The market would handle it.
Roads, which are designed for high speed travel between distant points, would best be tolled, either by the government owners or private owners. Pay for use.
I am a believer in 55+ and 25-. Streets should be designed for travel at under 25 mph. Roads should be designed for 55 mph or greater. And there is minimal (if any) need for anything in between.
Thomas L Hutcheson
May 10 2023 at 11:39am
My point of comparison would be how far is the current set of taxes and subsidies from a tax on CO2 emissions. For example, it might be that gasoline used in automobiles is net CO2 emissions-taxed about right (if it were not used as a second best road user charge) but coal extraction for electricity generation us net CO2 emissions undertaxed. “Under/over does not seem very enlightening to me.
nobody.really
May 10 2023 at 4:19pm
As of 2014, governments taxed alcoholic beverages–and especially distilled spirits–more heavily per gallon.
Thomas Hutcheson
May 9 2023 at 8:46pm
Yes, the larger incentive for fossil fuels production is the absence of a tax on the net emissions of combusting the fuels.
Jon Murphy
May 10 2023 at 6:43am
The presence of the rather substantial gas tax indicates your statement is likely incorrect.
Thomas Hutcheson
May 10 2023 at 11:44am
Possibly for gasoline used as vehicle fuel. [It is not a vey good road user charge, anyway.] But over/under seem like a pretty inadequate framework for optimal taxation of activities that oxidize carbon atoms and release the CO2 into the atmosphere.
Geoffrey N Brand
May 10 2023 at 10:57am
The majority of the items listed above are not subsidies, but rather reflect the choice between expensing in the first year versus spreading out the cost over several years. This is because oil and natural gas wells typically experience significant drops in production volumes soon after initial production, followed by a leveling out period. In accordance with sound accounting principles, it makes more sense to match expenses with revenues and costs by taking the expenses in the first year.
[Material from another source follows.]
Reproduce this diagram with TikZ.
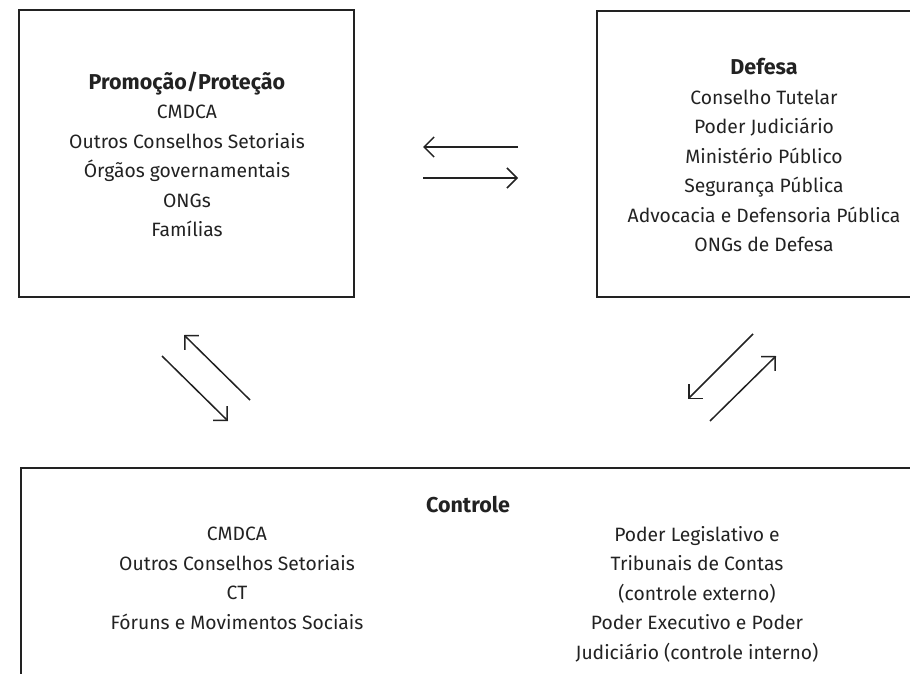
\documentclass[tikz,border=0pt]{standalone}
\usepackage{fontspec}
\setmainfont{Fira Sans}
\usetikzlibrary{arrows.meta}
\definecolor{ink}{HTML}{222222}
\newcommand{\ttl}[1]{{\fontsize{21.5}{29.5}\selectfont\bfseries #1}}
\tikzset{
  boxline/.style={draw=ink, line width=1.3pt},
  boxtext/.style={align=center, text=ink, font=\fontsize{19.3}{29.5}\selectfont, inner sep=0pt},
  flow/.style={draw=ink, line width=1.5pt, -{Straight Barb[length=10pt,width=20pt,line width=1.5pt]}}
}
\begin{document}
\begin{tikzpicture}[x=1pt,y=-1pt]
\useasboundingbox (0,0) rectangle (910,674);
\clip (0,0) rectangle (910,674);
% boxes
\node[boxline, minimum width=335pt, minimum height=287pt, inner sep=0pt] (prom) at (186.5,153.5) {};
\node[boxline, minimum width=334pt, minimum height=286pt, inner sep=0pt] (def) at (764,154) {};
\draw[boxline] (1000,468) -- (21,468) -- (21,800);
% texts
\node[boxtext] (promt) at (187,154.5) {\ttl{Promoção/Proteção}\\CMDCA\\Outros Conselhos Setoriais\\Órgãos governamentais\\ONGs\\Famílias};
\node[boxtext] (deft) at (764,155) {\ttl{Defesa}\\Conselho Tutelar\\Poder Judiciário\\Ministério Público\\Segurança Pública\\Advocacia e Defensoria Pública\\ONGs de Defesa};
\node[boxtext] (ctrl) at (468,505) {\ttl{Controle}};
\node[boxtext] (ctrlL) at (237,578.5) {CMDCA\\Outros Conselhos Setoriais\\CT\\Fóruns e Movimentos Sociais};
\node[boxtext] (ctrlR) at (697,594) {Poder Legislativo e\\Tribunais de Contas\\(controle externo)\\Poder Executivo e Poder\\Judiciário (controle interno)};
% arrow end points
\coordinate (h1s) at (518,147); \coordinate (h1e) at (423,147);
\coordinate (h2s) at (423,178); \coordinate (h2e) at (518,178);
\coordinate (l1s) at (162,356); \coordinate (l1e) at (228,421);
\coordinate (l2s) at (250,400); \coordinate (l2e) at (184,335);
\coordinate (r1s) at (753,334); \coordinate (r1e) at (688,399);
\coordinate (r2s) at (710,421); \coordinate (r2e) at (776,356);
\draw[flow] (h1s) -- (h1e);
\draw[flow] (h2s) -- (h2e);
\draw[flow] (l1s) -- (l1e);
\draw[flow] (l2s) -- (l2e);
\draw[flow] (r1s) -- (r1e);
\draw[flow] (r2s) -- (r2e);
\end{tikzpicture}
\end{document}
Additionally, the oil and gas industry is subject to some of the highest taxes in the U.S., including severance taxes and federal royalties. Therefore, it is inaccurate to claim that the industry is receiving subsidies.
David Henderson
May 10 2023 at 2:45pm
Nicely reasoned. Thanks, Geoffrey.
Thomas L Hutcheson
May 10 2023 at 10:31pm
If “firms” are to be taxed at all (instead of just as collection agents for owners’ incomes), investment should be expensed to make the “income” tax more like a progressive consumption tax.
Jose Pablo
May 11 2023 at 11:30am
The industry is receiving subsidies, that’s a pretty accurate statement since the industry is, you know, receiving subsidies.
Whether or not “the industry” is financing its fair share of the subsidies it is receiving is another consideration that deserves a more careful analysis.
Every industry in the US is taxed. The argument that the fossil fuel industry is paying more than its fair part should first define a “tax base” (the value added by that particular industry sounds like a good candidate) and then show that the fossil fuel industry is paying a tax rate above the average tax rate for other industries.
You are very far to provide enough data to sustain your point (which could still be true).
On the other hand, since the “fair rate” of subsidies that any industry should be receiving is precisely zero, the fact that the fossil fuel industry is receiving subsidies is much easier to prove. And it is.
Jose Pablo
May 11 2023 at 11:35am
It does not seem to be coal subsidies in the Statement of Ted Gayer.
This means that it is not about fossil fuel subsidies, just about oil subsidies or, alternatively, that state and local politicians from Pennsylvania don’t know the ropes of their business (which I find very unlikely)
steve
May 11 2023 at 5:31pm
If you read the list at my link public property has been sold at below market rates to coal mines, clearly a subsidy. Clean up from shut down mines has also been publicly financed. I suspect that is one of the reasons Gayer chose to concentrate on looking at projected numbers into 2025 and not look at already existing data. Lets him avoid those kinds of numbers.